Exhibit 1. CAG, GIS and SJM Equity performance Relative to SPX

Source: Bloomberg; APS
In looking for ways to reinvigorate net sales growth and drive continued equity outperformance, packaged food companies may once again look to M&A. Despite not having achieved explicit leverage targets yet, management teams could argue that they have been making good on their promise to delever. Furthermore, investment grade supply demand remains strong and rates continue to be low, providing an opportunity to pursue a deal and fund with additional debt on the promise to once again delever. In a pinch, management teams could use inflated equity prices as currency to partially fund deals. This could help stave off downgrades given that the rating agencies value any equity funding and view it as management’s commitment to the current ratings.

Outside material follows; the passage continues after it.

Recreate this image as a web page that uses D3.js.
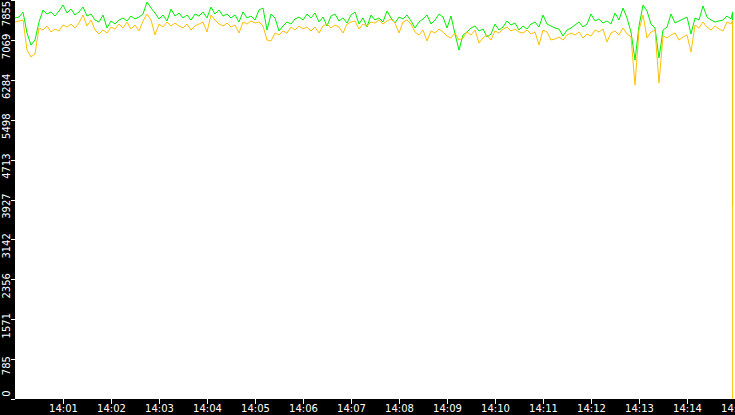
<!DOCTYPE html>
<html>
<head>
<meta charset="utf-8">
<script src="https://cdn.jsdelivr.net/npm/d3@7"></script>
<style>
  body { margin: 0; background: #fff; }
  svg { display: block; }
  text { font-family: "DejaVu Sans", Verdana, sans-serif; }
</style>
</head>
<body>
<svg id="chart" width="735" height="415"></svg>
<script>
// samples every 5 seconds starting 14:00:00, plus the last readings at 14:14:57 (before and after the drop)
const startTime = new Date(2020, 0, 1, 14, 0, 0);
const stepSeconds = 5;
const tailSeconds = [897, 897];

const greenValues = [
  7501, 7520, 7619, 7205, 6969, 7067, 7422, 7658, 7579, 7619,
  7540, 7638, 7757, 7599, 7678, 7560, 7619, 7717, 7540, 7579,
  7461, 7422, 7560, 7304, 7442, 7382, 7461, 7501, 7442, 7540,
  7481, 7520, 7579, 7816, 7697, 7599, 7481, 7560, 7442, 7678,
  7540, 7599, 7501, 7560, 7461, 7579, 7540, 7619, 7501, 7717,
  7579, 7658, 7540, 7579, 7501, 7560, 7422, 7619, 7501, 7540,
  7461, 7658, 7697, 7264, 7579, 7501, 7245, 7343, 7422, 7382,
  7481, 7520, 7461, 7579, 7501, 7599, 7422, 7520, 7343, 7540,
  7579, 7442, 7501, 7402, 7560, 7619, 7382, 7501, 7323, 7560,
  7461, 7501, 7422, 7638, 7501, 7402, 7520, 7481, 7560, 7442,
  7304, 7422, 7481, 7560, 7382, 7461, 7579, 7520, 7304, 7540,
  7186, 6870, 7166, 7225, 7304, 7343, 7245, 7284, 7127, 7186,
  7382, 7264, 7323, 7442, 7363, 7402, 7264, 7343, 7284, 7382,
  7422, 7323, 7560, 7382, 7343, 7304, 7284, 7146, 7264, 7304,
  7363, 7422, 7323, 7382, 7579, 7442, 7481, 7402, 7442, 7382,
  7599, 7461, 7697, 7501, 7225, 6674, 7343, 7757, 7638, 7382,
  7304, 6713, 7264, 7323, 7579, 7402, 7442, 7481, 7520, 7186,
  7501, 7461, 7737, 7520, 7461, 7422, 7442, 7461, 7540, 7481
];
const yellowValues = [
  7422, 7442, 7461, 6870, 6733, 6792, 7304, 7264, 7343, 7225,
  7284, 7245, 7363, 7323, 7382, 7304, 7402, 7560, 7343, 7461,
  7264, 7186, 7264, 7205, 7323, 7284, 7382, 7304, 7422, 7284,
  7363, 7245, 7442, 7579, 7461, 7166, 7382, 7323, 7422, 7343,
  7402, 7343, 7304, 7382, 7264, 7343, 7382, 7422, 7225, 7560,
  7461, 7382, 7343, 7402, 7323, 7363, 7205, 7422, 7382, 7442,
  7402, 7422, 7343, 7067, 7048, 7205, 7166, 7245, 7205, 7323,
  7264, 7343, 7284, 7323, 7245, 7323, 7205, 7343, 7382, 7304,
  7363, 7323, 7205, 7382, 7422, 7442, 7284, 7382, 7343, 7422,
  7402, 7461, 7382, 7442, 7481, 7402, 7205, 7422, 7461, 7382,
  7225, 7166, 7264, 7048, 7245, 7205, 7284, 7225, 7146, 7107,
  7205, 7067, 7107, 7225, 7166, 7264, 7008, 7107, 7166, 7067,
  7245, 7205, 7284, 7323, 7245, 7284, 7225, 7205, 7264, 7186,
  7225, 6969, 7264, 7225, 7067, 7087, 7127, 7067, 7166, 7205,
  7166, 7225, 7107, 7186, 7146, 7264, 7225, 7284, 7028, 7205,
  7245, 7166, 7304, 7186, 7127, 6181, 7264, 7560, 7107, 7225,
  7264, 6221, 7146, 7107, 7166, 7205, 7067, 7127, 7166, 6831,
  7363, 7304, 7422, 7323, 7264, 7343, 7284, 7245, 7422, 7382
];
const greenTail = [7620, 3800];
const yellowTail = [7460, 0];

const yTickValues = [0, 785, 1571, 2356, 3142, 3927, 4713, 5498, 6284, 7069, 7855];
const xTickMinutes = [1, 2, 3, 4, 5, 6, 7, 8, 9, 10, 11, 12, 13, 14, 15];

// layout
const svg = d3.select('#chart');
const width = 735;
const height = 415;
const margin = { top: 0, bottom: 16, right: 0, left: 15 };
const plotBottom = height - margin.bottom;

const timeAt = s => new Date(startTime.getTime() + s * 1000);

function buildSeries(values, tail) {
    let pts = values.map((v, i) => ({ t: timeAt(i * stepSeconds), v: v }));
    tail.forEach((v, i) => pts.push({ t: timeAt(tailSeconds[i]), v: v }));
    return pts;
}
const greenData = buildSeries(greenValues, greenTail);
const yellowData = buildSeries(yellowValues, yellowTail);

let xScale = d3.scaleTime()
    .domain([startTime, timeAt(900)])
    .range([margin.left, width]);
let yScale = d3.scaleLinear()
    .domain([0, 7855])
    .range([plotBottom, 0]);

// black strips for the axes
svg.append('rect')
    .attr('x', 0).attr('y', 0)
    .attr('width', margin.left).attr('height', height)
    .style('fill', '#000');
svg.append('rect')
    .attr('x', 0).attr('y', plotBottom)
    .attr('width', width).attr('height', margin.bottom)
    .style('fill', '#000');

// series (yellow drawn over green)
let line = d3.line()
    .x(d => xScale(d.t))
    .y(d => yScale(d.v));
svg.append('path')
    .datum(greenData)
    .attr('d', line)
    .style('fill', 'none')
    .style('stroke', '#00f000')
    .style('stroke-width', 1);
svg.append('path')
    .datum(yellowData)
    .attr('d', line)
    .style('fill', 'none')
    .style('stroke', '#ffc000')
    .style('stroke-width', 1);

// y axis, labels turned upright and kept inside the strip
let yAxisG = svg.append('g')
    .attr('transform', `translate(${margin.left},0)`)
    .call(d3.axisLeft(yScale).tickValues(yTickValues).tickSize(4).tickFormat(d3.format('d')));
yAxisG.select('.domain').remove();
yAxisG.selectAll('line').style('stroke', '#fff').style('shape-rendering', 'crispEdges');
yAxisG.selectAll('text')
    .attr('x', 0).attr('dy', null).attr('y', 0)
    .style('fill', '#fff')
    .style('font-size', '10px')
    .attr('text-anchor', 'middle')
    .attr('transform', d => {
        let cy = Math.max(13, Math.min(yScale(d) + 6, 393));
        return `translate(-5,${cy - yScale(d)}) rotate(-90)`;
    });

// x axis
let xAxisG = svg.append('g')
    .attr('transform', `translate(0,${plotBottom})`)
    .call(d3.axisBottom(xScale)
        .tickValues(xTickMinutes.map(m => timeAt(m * 60)))
        .tickSize(5)
        .tickFormat(d3.timeFormat('%H:%M')));
xAxisG.select('.domain').remove();
xAxisG.selectAll('line').style('stroke', '#fff').style('shape-rendering', 'crispEdges');
xAxisG.selectAll('text')
    .attr('y', 6)
    .attr('dy', '0.71em')
    .style('fill', '#fff')
    .style('font-size', '10px');
</script>
</body>
</html>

A return of the investment grade LBO
Headlines emerged in late 2019 that Walgreen’s Boots Alliance Inc. (WBA – Baa2/BBB) was exploring a deal to take the company private with KKR & Co. (KKR). While the merits of what would be the largest LBO in history came into question and the ability to place that much debt in the high yield market were argued, it highlighted the massive amounts of cash that private equity firms are currently sitting on. According to data provider Preqin, unspent cash allocated for North American buyouts has reached a record $771.5 billion. This is up 24% from year-end 2018 and stands at more than double the amount at year-end 2014.

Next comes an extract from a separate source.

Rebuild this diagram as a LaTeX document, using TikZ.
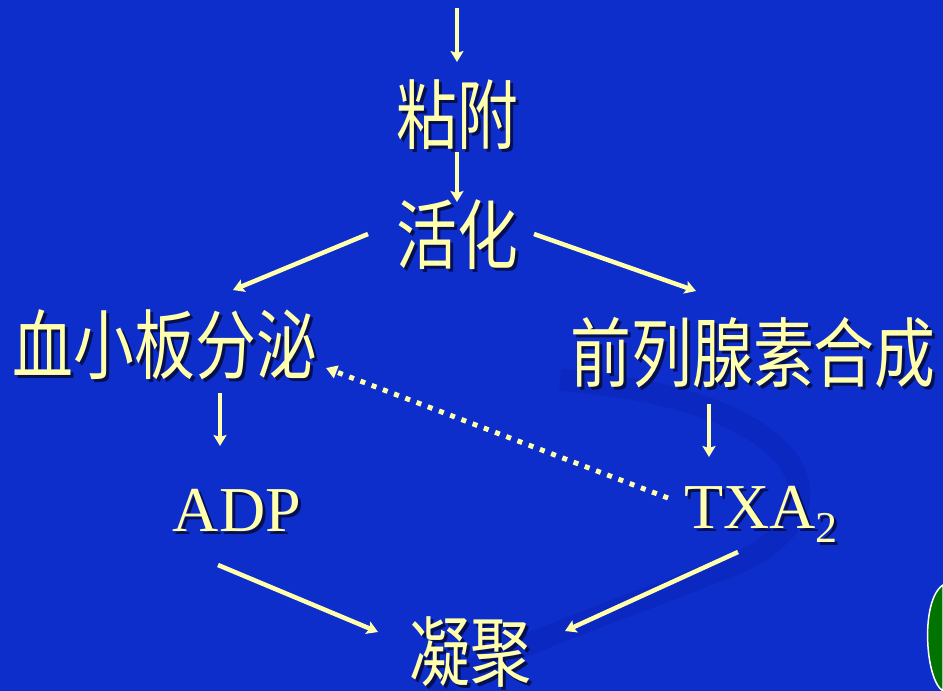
\documentclass[tikz,border=0pt]{standalone}
\usepackage{fontspec}
\usepackage{graphicx}
\setmainfont{Liberation Serif}
\newfontfamily\cjk{Noto Sans CJK SC}
\usetikzlibrary{arrows.meta,calc}
\definecolor{bgblue}{RGB}{14,46,204}
\definecolor{swirlblue}{RGB}{6,30,170}
\definecolor{txt}{RGB}{255,255,172}
\definecolor{shad}{RGB}{6,16,80}
\newcommand\zh[1]{\scalebox{0.8}[1]{\cjk\fontsize{76}{76}\selectfont #1}}
\newcommand\la[1]{\fontsize{64}{64}\selectfont #1}
\tikzset{
  lbl/.style={text=txt, inner sep=0pt},
  lblshadow/.style={text=shad, inner sep=0pt},
  arr/.style={draw=txt, line width=4.5pt, -{Stealth[length=11pt,width=13pt,inset=2pt]}},
  dotarr/.style={draw=txt, line width=5pt, dash pattern=on 5pt off 7pt, -{Triangle[length=11pt,width=13pt]}},
}
\newcommand\lbl[3]{\node[lblshadow] (#1s) at ($(#2)+(3,3)$) {#3};\node[lbl] (#1) at (#2) {#3};}
\begin{document}
\begin{tikzpicture}[x=1pt,y=-1pt]
\fill[bgblue] (0,0) rectangle (943,691);
\useasboundingbox (0,0) rectangle (943,691);
% decorative swirl
\draw[swirlblue, line width=22pt, opacity=0.3] (560,380) .. controls (820,400) and (860,520) .. (720,570) .. controls (620,610) and (500,650) .. (430,691);
\fill[green!45!black, draw=white, line width=1.5pt] (943,585) .. controls (920,600) and (925,680) .. (943,691) -- cycle;
% labels
\lbl{nianfu}{457,115}{\zh{粘附}}
\lbl{huohua}{457,235}{\zh{活化}}
\lbl{fenmi}{165,345}{\zh{血小板分泌}}
\lbl{hecheng}{753,353}{\zh{前列腺素合成}}
\lbl{adp}{237,510}{\la{ADP}}
\lbl{txa}{761,514}{\la{TXA\raisebox{-0.22em}{\fontsize{44}{44}\selectfont 2}}}
\lbl{ningju}{470,652}{\zh{凝聚}}
% connector endpoints
\coordinate (top) at (457,8);
\coordinate (a1) at (457,62);
\coordinate (b0) at (457,152);
\coordinate (b1) at (457,202);
\coordinate (c0) at (368,234);
\coordinate (c1) at (233,290);
\coordinate (d0) at (534,234);
\coordinate (d1) at (696,291);
\coordinate (e0) at (220,393);
\coordinate (e1) at (220,446);
\coordinate (f0) at (709,404);
\coordinate (f1) at (709,457);
\coordinate (g0) at (668,498);
\coordinate (g1) at (326,368);
\coordinate (h0) at (218,565);
\coordinate (h1) at (378,632);
\coordinate (i0) at (738,552);
\coordinate (i1) at (565,631);
% arrows
\draw[arr] (top) -- (a1);
\draw[arr] (b0) -- (b1);
\draw[arr] (c0) -- (c1);
\draw[arr] (d0) -- (d1);
\draw[arr] (e0) -- (e1);
\draw[arr] (f0) -- (f1);
\draw[dotarr] (g0) -- (g1);
\draw[arr] (h0) -- (h1);
\draw[arr] (i0) -- (i1);
\end{tikzpicture}
\end{document}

With all this cash on the sidelines, the WBA headlines suggest that private equity firms may start thinking outside the box when looking for takeover targets. Given lofty equity valuations, private equity firms may be forced to become more aggressive in their takeovers, looking at larger deals while considering higher leverage levels. According to LCD, the amount of deals getting done where leverage is 6.0x or higher has been on a steady rise since 2009.

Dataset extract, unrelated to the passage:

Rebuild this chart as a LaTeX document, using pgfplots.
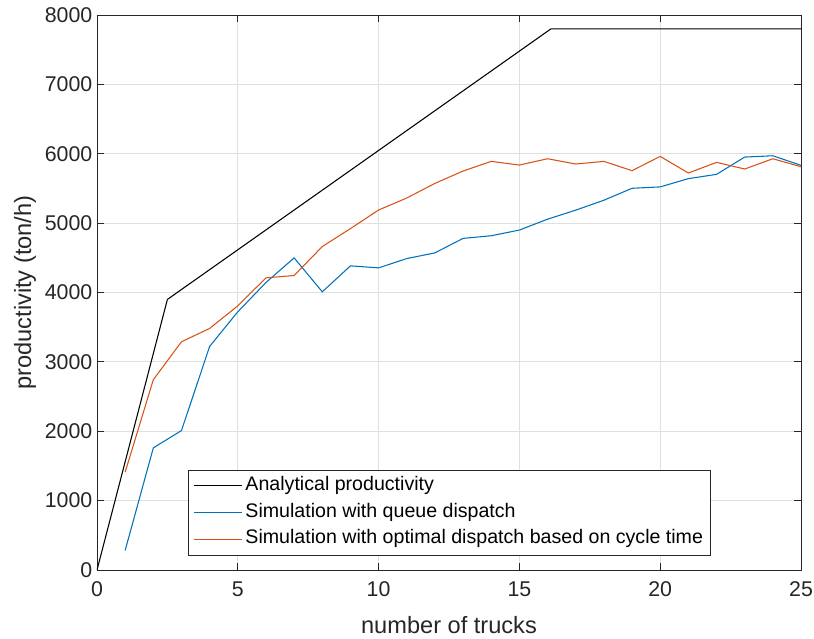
\documentclass[border=0pt]{standalone}
\usepackage{pgfplots}
\pgfplotsset{compat=1.18}
\usepackage{fontspec}
\setmainfont{Liberation Sans}
\definecolor{mblue}{rgb}{0,0.447,0.741}
\definecolor{morange}{rgb}{0.85,0.325,0.098}
\definecolor{axgray}{rgb}{0.15,0.15,0.15}
\begin{document}
\begin{tikzpicture}
\path[use as bounding box] (-72.75pt,-51.75pt) rectangle (537.75pt,427.5pt);
\begin{axis}[
  at={(0,0)}, anchor=south west,
  scale only axis,
  width=528pt, height=416.25pt,
  xmin=0, xmax=25, ymin=0, ymax=8000,
  xtick={0,5,...,25}, ytick={0,1000,...,8000},
  scaled y ticks=false,
  /pgf/number format/1000 sep={},
  /pgf/number format/assume math mode=true,
  tick align=inside, tick pos=both,
  major tick length=5pt,
  every tick/.style={axgray, line width=0.6pt},
  axis line style={axgray, line width=0.6pt},
  grid=major,
  major grid style={black!12, line width=0.6pt},
  ticklabel style={font=\fontsize{16}{19}\selectfont, text=axgray},
  xticklabel style={yshift=-5pt},
  label style={font=\fontsize{17.7}{21}\selectfont, text=axgray},
  xlabel={number of trucks},
  ylabel={productivity (ton/h)},
  xlabel style={at={(axis description cs:0.5,-0.0991)}, anchor=center},
  ylabel style={at={(axis description cs:-0.1023,0.5)}, anchor=center},
  legend style={at={(0.1293,0.0258)}, anchor=south west, draw=axgray, line width=0.6pt,
    font=\fontsize{14.7}{17}\selectfont, text=black,
    inner xsep=3.75pt, inner ysep=3pt, row sep=2pt, column sep=0.75pt,
    nodes={inner sep=1.5pt, text height=11pt, text depth=4pt}},
  legend cell align=left,
  legend image code/.code={\draw[#1] (0pt,0pt) -- (36pt,0pt);},
]
\addplot[black, line width=0.8pt] coordinates {(0,0) (2.5,3900) (16.12,7800) (25,7800)};
\addlegendentry{Analytical productivity}
\addplot[color=mblue, line width=0.8pt] coordinates {
(1,283) (2,1760) (3,2010) (4,3223) (5,3722) (6,4144) (7,4499) (8,4010) (9,4384) (10,4355)
(11,4489) (12,4571) (13,4780) (14,4818) (15,4900) (16,5057) (17,5187) (18,5330) (19,5502)
(20,5522) (21,5641) (22,5703) (23,5952) (24,5971) (25,5833)};
\addlegendentry{Simulation with queue dispatch}
\addplot[color=morange, line width=0.8pt] coordinates {
(1,1410) (2,2743) (3,3290) (4,3482) (5,3808) (6,4211) (7,4245) (8,4662) (9,4921) (10,5189)
(11,5362) (12,5573) (13,5751) (14,5890) (15,5837) (16,5928) (17,5852) (18,5890) (19,5756)
(20,5962) (21,5722) (22,5876) (23,5780) (24,5928) (25,5813)};
\addlegendentry{Simulation with optimal dispatch based on cycle time}
\end{axis}
\end{tikzpicture}
\end{document}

Source: LCD, a division of S&P Global Market Intelligence; FT
Secured financing becomes an attractive funding solution
After binging on LBO debt for the past 10 years and as the fear of downgrades rises, the credit in the levered loan and CLO markets has tightened lately, making it more difficult for private equity to finance LBOs. Increased borrowing costs and high equity valuations are translating to decreased return expectations. With the IG market still very much in demand, secured financing may be the answer to the funding problem. We have seen the use of secured financing by strategic buyers such as Charter and Dell in an effort to access cheaper financing in the IG market. Private equity buyers could replicate a similar funding strategy in an effort to get deals done and improve return expectations given the lower borrowing costs associated with accessing the IG market.
The underlying consensus
US investment grade spreads appear poised for a continued march tighter in 2020 as investors search for yield amidst a rise in global negative yields. Supply, while coming in slightly below 2018 levels, proved to be easily digested as 2019 progressed, bringing less frequent issuers to market. Investment grade investors seemed to shrug off headlines associated with the trade war in China, despite the likelihood of increased prices for consumers. Furthermore, a focus on deleveraging after a slew of M&A activity, particularly in the consumer and TMT sectors, helped investors to grow more comfortable buying higher levered ‘BBB’ risk. While the US election seems to be the biggest wild card with respect to 2020 and is likely to inject periods of volatility during the year, a return to M&A could put pressure on spreads and increase supply prospects and leverage.